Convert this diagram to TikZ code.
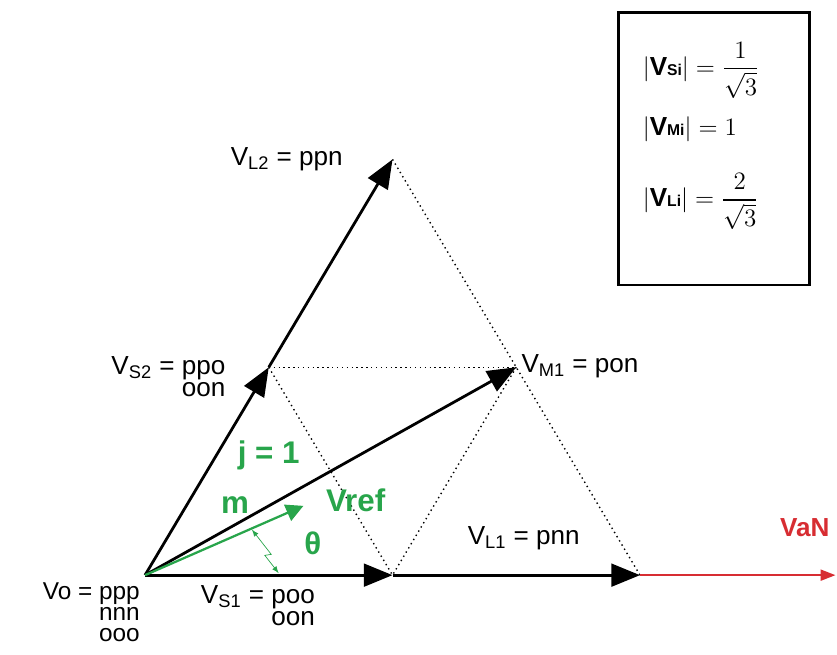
\documentclass[tikz,border=0pt]{standalone}
\usepackage{amsmath, amssymb}
\usepackage{fontspec}
\setmainfont{Liberation Sans}
\usepackage{xcolor}
\usetikzlibrary{calc, positioning, arrows.meta}
\definecolor{vgreen}{RGB}{40,165,75}
\definecolor{vred}{RGB}{215,45,50}
\newcommand{\tightlines}{\fontsize{15}{12.5}\selectfont\setlength{\lineskiplimit}{-20pt}}
\newcommand{\tighterlines}{\fontsize{14}{12.3}\selectfont\setlength{\lineskiplimit}{-20pt}}

\begin{document}
\begin{tikzpicture}[>=latex,
    vec/.style={line width=1.6pt, -{Triangle[length=0.58cm, width=0.46cm]}},
    proj/.style={dotted, line width=0.8pt},
    lbl/.style={font=\tightlines, inner sep=0pt, align=left},
    glbl/.style={font=\fontsize{18}{20}\selectfont\bfseries, text=vgreen, inner sep=0pt},
    frm/.style={anchor=west, inner sep=0pt, font=\fontsize{15}{17}\selectfont}]
    \useasboundingbox (-2.93,-1.6) rectangle (13.98,11.62);

    % 1. Các đỉnh của tam giác
    \coordinate (O) at (0,0);
    \coordinate (S1) at (5,0);
    \coordinate (L1) at (10,0);
    \coordinate (S2) at (2.5,4.2);
    \coordinate (L2) at (5,8.4);
    \coordinate (M1) at (7.5,4.2);
    \coordinate (ref) at (3.2,1.4);
    \coordinate (aN) at (13.95,0);

    % 2. Các đường chấm
    \draw[proj] (L2) -- (L1);
    \draw[proj] (S2) -- (M1);
    \draw[proj] (S2) -- (S1);
    \draw[proj] (M1) -- (S1);

    % 3. Các vector
    \draw[vred, line width=1.2pt, -{Triangle[length=0.3cm, width=0.22cm]}] (L1) -- (aN);
    \draw[vec] (O) -- (S1);
    \draw[vec] (S1) -- (L1);
    \draw[vec] (O) -- (S2);
    \draw[vec] (S2) -- (L2);
    \draw[vec] (O) -- (M1);
    \draw[vgreen, line width=1.3pt, -{Triangle[length=0.35cm, width=0.35cm]}] (O) -- (ref);
    \draw[vgreen, line width=0.4pt, <->] (2.16,0.92) -- (2.55,0.42) -- (2.42,0.4) -- (2.7,0.04);

    % 4. Nhãn
    \node[lbl, anchor=east] (lL2) at ($(L2)+(-1.0,0.0)$) {V\textsubscript{L2} = ppn};
    \node[lbl, anchor=north east] (lS2) at ($(S2)+(-0.87,0.22)$) {V\textsubscript{S2} = ppo\\\phantom{V\textsubscript{S2} = }oon};
    \node[lbl, anchor=west] (lM1) at ($(M1)+(0.1,0.02)$) {V\textsubscript{M1} = pon};
    \node[lbl] (lL1) at ($(L1)+(-2.35,0.75)$) {V\textsubscript{L1} = pnn};
    \node[lbl, anchor=north] (lS1) at ($(S1)+(-2.72,-0.2)$) {V\textsubscript{S1} = poo\\\phantom{V\textsubscript{S1} = }oon};
    \node[lbl, font=\tighterlines, anchor=north east] (lO) at ($(O)+(-0.1,-0.14)$) {Vo = ppp\\\phantom{Vo = }nnn\\\phantom{Vo = }ooo};
    \node[glbl] (lj) at (2.5,2.42) {j = 1};
    \node[glbl] (lm) at (1.82,1.41) {m};
    \node[glbl, anchor=west] (lref) at (3.65,1.52) {Vref};
    \node[glbl] (lth) at (3.39,0.65) {θ};
    \node[font=\fontsize{15}{17}\selectfont\bfseries, text=vred, inner sep=0pt] (laN) at (13.33,0.95) {VaN};

    % 5. Khung công thức
    \draw[line width=1.6pt] (9.56,11.37) rectangle (13.43,5.86);
    \node[frm] (fS) at (10.05,10.2)
        {$\lvert\textbf{V}\text{\small\bfseries Si}\rvert = \dfrac{1}{\sqrt{3}}$};
    \node[frm] (fM) at (10.05,9.0)
        {$\lvert\textbf{V}\text{\small\bfseries Mi}\rvert = 1$};
    \node[frm] (fL) at (10.05,7.55)
        {$\lvert\textbf{V}\text{\small\bfseries Li}\rvert = \dfrac{2}{\sqrt{3}}$};
\end{tikzpicture}
\end{document}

- TASK OBJECTIVE
Exactly as they appear, print the lines of the listing above from its first line through the line that contains "(aN) at (13.95,0);", minus the pictures.

- RESULT OF THE EXERCISE
Convert this diagram to TikZ code.
\documentclass[tikz,border=0pt]{standalone}
\usepackage{amsmath, amssymb}
\usepackage{fontspec}
\setmainfont{Liberation Sans}
\usepackage{xcolor}
\usetikzlibrary{calc, positioning, arrows.meta}
\definecolor{vgreen}{RGB}{40,165,75}
\definecolor{vred}{RGB}{215,45,50}
\newcommand{\tightlines}{\fontsize{15}{12.5}\selectfont\setlength{\lineskiplimit}{-20pt}}
\newcommand{\tighterlines}{\fontsize{14}{12.3}\selectfont\setlength{\lineskiplimit}{-20pt}}

\begin{document}
\begin{tikzpicture}[>=latex,
    vec/.style={line width=1.6pt, -{Triangle[length=0.58cm, width=0.46cm]}},
    proj/.style={dotted, line width=0.8pt},
    lbl/.style={font=\tightlines, inner sep=0pt, align=left},
    glbl/.style={font=\fontsize{18}{20}\selectfont\bfseries, text=vgreen, inner sep=0pt},
    frm/.style={anchor=west, inner sep=0pt, font=\fontsize{15}{17}\selectfont}]
    \useasboundingbox (-2.93,-1.6) rectangle (13.98,11.62);

    % 1. Các đỉnh của tam giác
    \coordinate (O) at (0,0);
    \coordinate (S1) at (5,0);
    \coordinate (L1) at (10,0);
    \coordinate (S2) at (2.5,4.2);
    \coordinate (L2) at (5,8.4);
    \coordinate (M1) at (7.5,4.2);
    \coordinate (ref) at (3.2,1.4);
    \coordinate (aN) at (13.95,0);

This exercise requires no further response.